Ser Mulher (EP.5)

Comecei a escrever a achar que ser mulher era tão bom como ser homem, pelo menos aqui, nesta terra onde fui plantada. Escrevi e apaguei, voltei a escrever e a emendar, porque era generalista, porque não era verdade, porque não me devia queixar, porque para lá destes riscos que desenham países há pessoas para quem ter nascido mulher é sentença.

Comecei de novo, num tom heroicamente orgulhoso, já há marcas no chão de pés que andaram por areias que não se podiam pisar e que agora se podem correr.

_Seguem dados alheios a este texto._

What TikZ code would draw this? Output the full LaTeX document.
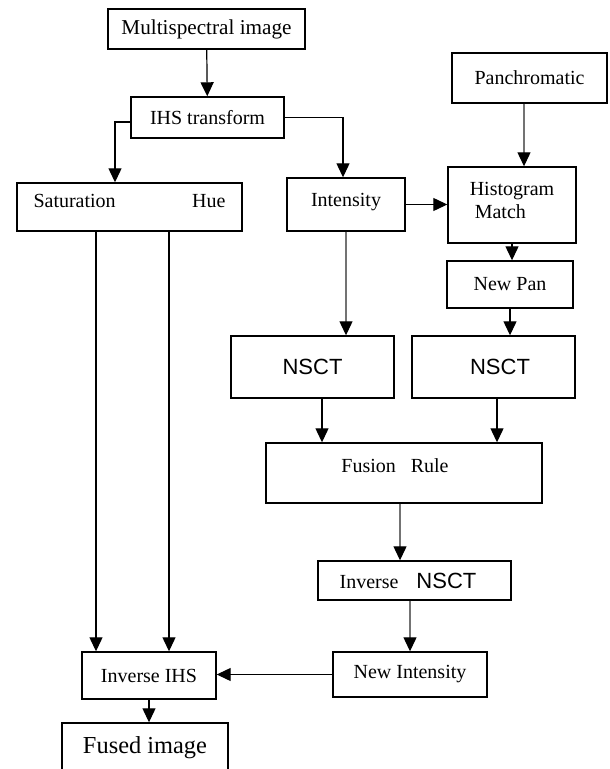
\documentclass[tikz,border=0pt]{standalone}
\usepackage{fontspec}
\setmainfont{Liberation Serif}
\newfontfamily\nsctfont{Liberation Sans}
\usetikzlibrary{arrows.meta}
\tikzset{
  blk/.style={rectangle, draw=black, line width=0.7pt, align=center, inner sep=2pt,
              font=\fontsize{10}{11.5}\selectfont},
  lift/.style={text depth=#1},
  arr/.style={-{Triangle[length=7pt, width=6.5pt, color=black]}, line width=0.6pt, draw=black},
  arrg/.style={arr, draw=black!55},
}

\begin{document}
\begin{tikzpicture}[x=0.5pt, y=-0.5pt]
  \useasboundingbox (0,0) rectangle (609,769);
  % left branch
  \node[blk, minimum width=98.5pt, minimum height=20pt, font=\fontsize{10.6}{12}\selectfont] (ms) at (206.5,29) {Multispectral image};
  \node[blk, minimum width=76.5pt, minimum height=20.5pt] (ihs) at (207.5,117.5) {IHS transform};
  \node[blk, minimum width=112.5pt, minimum height=24pt, text width=96pt, lift=6pt] (sh) at (129.5,207) {Saturation\hfill Hue};
  \node[blk, minimum width=59pt, minimum height=26.5pt, lift=4.7pt] (int) at (346,204.5) {Intensity};
  % pan branch
  \node[blk, minimum width=77.5pt, minimum height=25pt] (pan) at (529.5,78) {Panchromatic};
  \node[blk, minimum width=64pt, minimum height=38pt, align=left, lift=4.5pt] (hist) at (512,205) {Histogram\\\kern2.5pt Match};
  \node[blk, minimum width=63pt, minimum height=23.5pt] (np) at (510,284.5) {New Pan};
  % transforms
  \node[blk, minimum width=81.5pt, minimum height=31pt, font=\nsctfont\fontsize{11}{12}\selectfont] (nsl) at (312.5,367) {NSCT};
  \node[blk, minimum width=81.5pt, minimum height=31pt, font=\nsctfont\fontsize{11}{12}\selectfont] (nsr) at (493.5,367) {\kern6.5pt NSCT};
  \node[blk, minimum width=138pt, minimum height=30pt, lift=7pt] (fus) at (404,473) {Fusion\ \ \ Rule\kern9pt};
  \node[blk, minimum width=96.5pt, minimum height=19.5pt] (invn) at (414.5,580.5) {Inverse\hspace{9pt}{\nsctfont\fontsize{11}{12}\selectfont NSCT}\kern6.5pt};
  \node[blk, minimum width=77pt, minimum height=22.5pt] (nint) at (410,674.5) {New Intensity};
  \node[blk, minimum width=67pt, minimum height=23.5pt] (iihs) at (149,675.5) {Inverse IHS};
  \node[blk, minimum width=83pt, minimum height=25pt, font=\fontsize{12.2}{14}\selectfont] (out) at (145,748) {Fused image};

  \draw[arr] (ms) -- (ihs);
  \draw[arr] ([yshift=-2.25pt]ihs.west) -| ([xshift=-7.25pt]sh.north);
  \draw[arr] (ihs.east) -| ([xshift=-1.5pt]int.north);
  \draw[arr] (int.east) -- (int.east -| hist.west);
  \draw[arrg] ([xshift=-2.75pt]pan.south) -- ([xshift=-2.75pt]pan.south |- hist.north);
  \draw[arr] (hist.south) -- (hist.south |- np.north);
  \draw[arr] (np.south) -- (np.south |- nsr.north);
  \draw[arrg] (int.south) -- (int.south |- nsl.north);
  \draw[arr] ([xshift=4.75pt]nsl.south) -- ([xshift=4.75pt]nsl.south |- fus.north);
  \draw[arr] ([xshift=1.75pt]nsr.south) -- ([xshift=1.75pt]nsr.south |- fus.north);
  \draw[arrg] ([xshift=-2pt]fus.south) -- ([xshift=-2pt]fus.south |- invn.north);
  \draw[arrg] (invn.south -| nint.north) -- (nint.north);
  \draw[arr] (nint.west) -- (nint.west -| iihs.east);
  \draw[arr] ([xshift=-16.75pt]sh.south) -- ([xshift=-16.75pt]sh.south |- iihs.north);
  \draw[arr] ([xshift=19.75pt]sh.south) -- ([xshift=19.75pt]sh.south |- iihs.north);
  \draw[arr] (iihs.south) -- (iihs.south |- out.north);
\end{tikzpicture}
\end{document}
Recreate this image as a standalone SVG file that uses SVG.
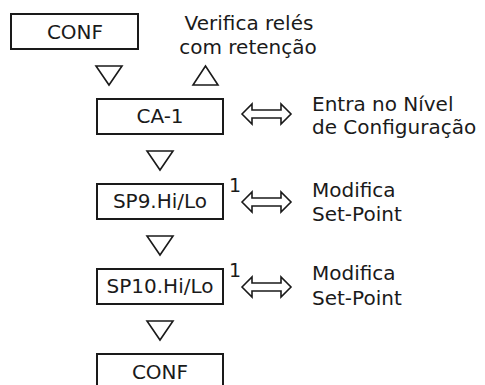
<svg xmlns="http://www.w3.org/2000/svg" width="485" height="385" viewBox="0 0 485 385">
  <style>
    .box { fill: #fff; stroke: #1a1a1a; stroke-width: 2; }
    .tri { fill: #fff; stroke: #1a1a1a; stroke-width: 1.6; stroke-linejoin: miter; }
    .dbl { fill: #fff; stroke: #1a1a1a; stroke-width: 1.6; stroke-linejoin: miter; }
    text { font-family: "DejaVu Sans", "Liberation Sans", sans-serif; font-size: 20px; fill: #1a1a1a; }
    .c { text-anchor: middle; }
    .sup { font-size: 19px; }
  </style>
  <defs>
    <path id="down" d="M -13 0 L 13 0 L 0 19 Z"/>
    <path id="up" d="M -12.5 19 L 12.5 19 L 0 0 Z"/>
    <path id="both" d="M 0 0 L 10 -10 L 10 -4 L 39 -4 L 39 -10 L 49 0 L 39 10 L 39 4 L 10 4 L 10 10 Z"/>
  </defs>

  <!-- flow steps -->
  <g id="conf-start">
    <rect class="box" x="11" y="14" width="127" height="35"/>
    <text class="c" x="75" y="39">CONF</text>
  </g>
  <g id="note-retention">
    <text class="c" x="249" y="30">Verifica relés</text>
    <text class="c" x="248" y="54">com retenção</text>
  </g>
  <g id="ca-1">
    <rect class="box" x="97" y="99" width="126" height="35"/>
    <text class="c" x="160" y="123">CA-1</text>
  </g>
  <g id="note-ca-1">
    <text x="312" y="111">Entra no Nível</text>
    <text x="312" y="134">de Configuração</text>
  </g>
  <g id="sp9">
    <rect class="box" x="97" y="184" width="126" height="35"/>
    <text class="c" x="160" y="208">SP9.Hi/Lo</text>
    <text class="sup c" x="235" y="192">1</text>
  </g>
  <g id="note-sp9">
    <text x="312" y="197">Modifica</text>
    <text x="312" y="221">Set-Point</text>
  </g>
  <g id="sp10">
    <rect class="box" x="97" y="269" width="126" height="35"/>
    <text class="c" x="160" y="293">SP10.Hi/Lo</text>
    <text class="sup c" x="235" y="277">1</text>
  </g>
  <g id="note-sp10">
    <text x="312" y="280">Modifica</text>
    <text x="312" y="305">Set-Point</text>
  </g>
  <g id="conf-end">
    <rect class="box" x="97" y="354" width="126" height="40"/>
    <text class="c" x="160" y="379">CONF</text>
  </g>

  <!-- step markers and key arrows -->
  <g id="connectors">
    <use href="#down" class="tri" x="109" y="66"/>
    <use href="#up" class="tri" x="205.5" y="66"/>
    <use href="#down" class="tri" x="160" y="151"/>
    <use href="#down" class="tri" x="160" y="236"/>
    <use href="#down" class="tri" x="160" y="321"/>
    <use href="#both" class="dbl" x="242" y="114"/>
    <use href="#both" class="dbl" x="242" y="202"/>
    <use href="#both" class="dbl" x="242" y="287"/>
  </g>
</svg>
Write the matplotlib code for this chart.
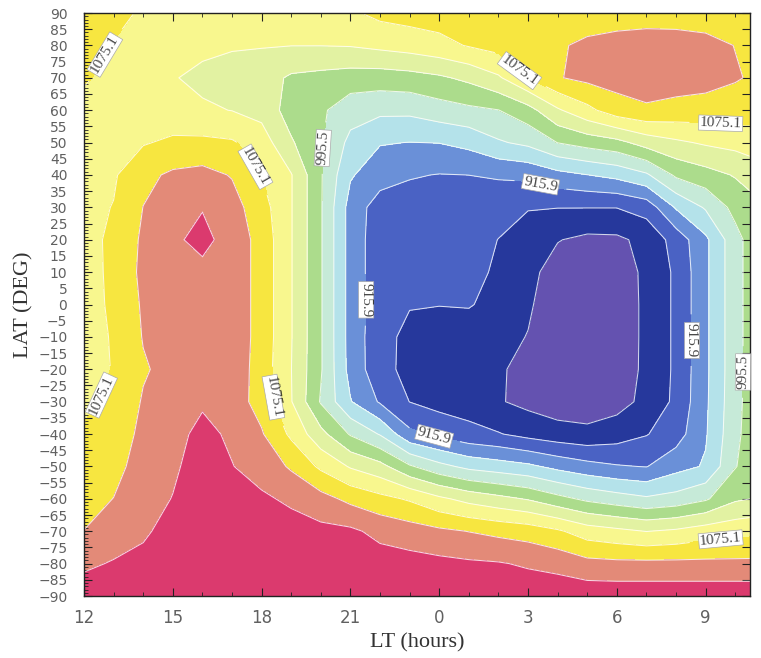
import numpy as np
import matplotlib.pyplot as plt

# local time axis runs past midnight: 24..35 are 0..11 LT
lt_hours = np.arange(12, 36)
lat_deg = np.arange(90, -91, -10)

# field values, one row per latitude (90 -> -90), one column per LT hour (12 -> 35)
row_p90 = [1092, 1082, 1072, 1068, 1066, 1065, 1065, 1066, 1068, 1071, 1082, 1086, 1088, 1090, 1090, 1089, 1089, 1090, 1091, 1091, 1090, 1088, 1086, 1084]
row_p80 = [1083, 1074, 1068, 1062, 1054, 1051, 1050, 1049, 1049, 1050, 1055, 1060, 1067, 1077, 1085, 1095, 1099, 1106, 1110, 1113, 1113, 1110, 1101, 1094]
row_p70 = [1077, 1070, 1062, 1050, 1043, 1038, 1034, 1018, 1014, 1010, 1009, 1012, 1018, 1028, 1045, 1075, 1100, 1108, 1112, 1114, 1114, 1112, 1104, 1095]
row_p60 = [1070, 1067, 1063, 1058, 1052, 1048, 1040, 1010, 1000, 980, 975, 975, 984, 990, 995, 1012, 1045, 1068, 1090, 1098, 1093, 1090, 1088, 1085]
row_p50 = [1069, 1067, 1073, 1080, 1081, 1078, 1062, 1025, 998, 962, 944, 942, 943, 950, 966, 975, 996, 1006, 1014, 1033, 1044, 1052, 1057, 1064]
row_p40 = [1068, 1072, 1095, 1106, 1110, 1100, 1075, 1050, 998, 945, 928, 918, 915, 916, 919, 922, 934, 942, 950, 965, 1000, 1012, 1024, 1038]
row_p30 = [1068, 1076, 1102, 1116, 1127, 1112, 1086, 1050, 998, 932, 903, 904, 903, 901, 898, 891, 890, 890, 890, 900, 945, 972, 1004, 1020]
row_p20 = [1067, 1080, 1106, 1124, 1135, 1118, 1092, 1050, 998, 932, 900, 902, 901, 899, 889, 876, 864, 857, 858, 870, 900, 937, 986, 1022]
row_p10 = [1066, 1080, 1108, 1118, 1122, 1118, 1092, 1050, 998, 932, 900, 898, 897, 896, 886, 870, 852, 846, 850, 868, 894, 937, 986, 1022]
row_00 = [1066, 1079, 1105, 1115, 1116, 1118, 1092, 1050, 998, 932, 902, 891, 890, 891, 882, 866, 849, 843, 848, 868, 894, 937, 986, 1022]
row_m10 = [1066, 1077, 1103, 1112, 1113, 1118, 1092, 1050, 998, 932, 899, 882, 878, 877, 870, 862, 846, 842, 848, 868, 894, 937, 986, 1022]
row_m20 = [1068, 1076, 1099, 1110, 1112, 1118, 1090, 1049, 998, 933, 899, 881, 876, 875, 866, 855, 846, 843, 849, 868, 894, 937, 986, 1022]
row_m30 = [1070, 1080, 1104, 1115, 1125, 1114, 1092, 1050, 993, 944, 913, 889, 880, 878, 865, 856, 848, 847, 853, 870, 895, 938, 987, 1022]
row_m40 = [1078, 1087, 1108, 1120, 1135, 1124, 1104, 1070, 1030, 993, 967, 922, 909, 897, 891, 881, 874, 870, 877, 888, 904, 940, 989, 1022]
row_m50 = [1085, 1094, 1112, 1124, 1140, 1129, 1118, 1098, 1070, 1046, 1031, 999, 977, 962, 955, 948, 935, 925, 918, 915, 933, 945, 994, 1020]
row_m60 = [1093, 1102, 1118, 1129, 1145, 1140, 1132, 1124, 1111, 1095, 1083, 1072, 1054, 1040, 1030, 1020, 1004, 990, 981, 973, 979, 992, 1018, 1026]
row_m70 = [1102, 1116, 1125, 1136, 1148, 1146, 1142, 1138, 1135, 1133, 1121, 1114, 1107, 1101, 1095, 1090, 1079, 1062, 1055, 1048, 1053, 1062, 1066, 1070]
row_m80 = [1124, 1130, 1134, 1142, 1150, 1150, 1148, 1146, 1145, 1145, 1140, 1138, 1135, 1132, 1130, 1125, 1120, 1110, 1108, 1108, 1108, 1108, 1108, 1108]
row_m90 = [1140, 1145, 1148, 1150, 1152, 1152, 1152, 1152, 1152, 1152, 1150, 1150, 1148, 1148, 1146, 1145, 1145, 1145, 1145, 1145, 1145, 1145, 1145, 1145]

field = np.array([row_p90, row_p80, row_p70, row_p60, row_p50, row_p40, row_p30,
                  row_p20, row_p10, row_00, row_m10, row_m20, row_m30, row_m40,
                  row_m50, row_m60, row_m70, row_m80, row_m90], dtype=float)

levels = [862.83, 889.37, 915.9, 942.43, 968.97, 995.5, 1022.03, 1048.57, 1075.1, 1101.63, 1128.17]
labelled = [915.9, 995.5, 1075.1]
band_colors = ['#6452b0', '#26389c', '#4a62c4', '#6a90d8', '#b4e2ea', '#c6ead8',
               '#acdc8c', '#e2f2a2', '#f8f78e', '#f7e640', '#e38a78', '#db3a6e']

xtick_pos = [12, 15, 18, 21, 24, 27, 30, 33]
xtick_txt = ['12', '15', '18', '21', '0', '3', '6', '9']

# (LT, LAT) spots where the contour values are written
label_spots = [(13.05, 75.5), (26.73, 72.4), (33.5, 54.0), (17.88, 43.1),
               (12.6, -28.0), (18.42, -28.6), (33.5, -71.5),
               (20.14, 48.3), (34.1, -20.8),
               (27.4, 36.3), (21.39, 1.4), (23.86, -39.4), (32.47, -11.0)]

fig = plt.figure(figsize=(7.61, 6.58), dpi=100)
ax = fig.add_axes([0.1104, 0.0942, 0.8752, 0.886])

ax.contourf(lt_hours, lat_deg, field, levels=[800] + levels + [1200], colors=band_colors)

line_style = dict(colors='white', linewidths=0.75, alpha=0.8)
plain = [lv for lv in levels if lv not in labelled]
ax.contour(lt_hours, lat_deg, field, levels=plain, **line_style)
cs = ax.contour(lt_hours, lat_deg, field, levels=labelled, **line_style)
texts = ax.clabel(cs, manual=label_spots, fmt='%.1f', fontsize=11,
                  colors='#1a1a1a', inline=True, inline_spacing=4)
for t in texts:
    t.set_fontfamily('Liberation Serif')
    t.set_bbox(dict(facecolor='white', edgecolor='#aaaaaa', linewidth=0.5, pad=0.8))
    t.set_clip_on(False)

ax.set_xlim(12, 34.5)
ax.set_ylim(-90, 90)
ax.set_xticks(xtick_pos)
ax.set_xticklabels(xtick_txt)
ax.set_xticks(np.arange(12, 35), minor=True)
ax.set_yticks(np.arange(-90, 91, 5))
ax.set_yticks(np.arange(-90, 91, 1), minor=True)

ax.tick_params(which='both', direction='in', top=True, right=True, color='#222222')
ax.tick_params(which='major', length=6, width=0.8, labelcolor='#606060')
ax.tick_params(axis='x', which='major', pad=9, labelsize=12)
ax.tick_params(axis='y', which='major', pad=12, labelsize=10)
ax.tick_params(which='minor', length=3, width=0.6)
ax.tick_params(axis='y', which='minor', right=False)
for sp in ax.spines.values():
    sp.set_linewidth(1.0)
    sp.set_color('#222222')

ax.set_xlabel('LT (hours)', fontsize=16, fontfamily='Liberation Serif', color='#333333')
ax.set_ylabel('LAT (DEG)', fontsize=16, fontfamily='Liberation Serif', color='#333333')
ax.xaxis.set_label_coords(0.5, -0.064)
ax.yaxis.set_label_coords(-0.0766, 0.5)

fig.savefig('out.png', dpi=100)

Virei a página, endireitei as costas, inclinei o pescoço para o fazer rodar e, em substituição ao alívio que esperava, fui atingida por umas pontadas nas costas, como se dardos mal lançados fizessem da minha postura alvo. Não nasci no Iémen, não fui prometida, nem vendida, posso existir de coração e cabeça a descoberto, escolho a mesa onde me sento e o meu riso pode encher a sala. Sou uma afortunada por participar nos desígnios de um país, por dizer que não.
Porque raio me doem as costas?!
Somos dramáticas, exageradas, pensamos demais, como se medissem o que é trabalhar a pensar no jantar, o que é jantar a pensar no que a criança vai vestir amanhã, o que é estender roupa a pensar no trabalho e desligar com o peso do pó que há para limpar. Pensam que o cansaço do emprego a nós não nos afecta, sorrimos e falamos com boa postura, porque nós não mudámos a equação, nós acumulámos funções, continuamos a ter de provar o que está provado.
Não vêem que não somos cor-de-rosa, nós somos todas as cores do arco-íris!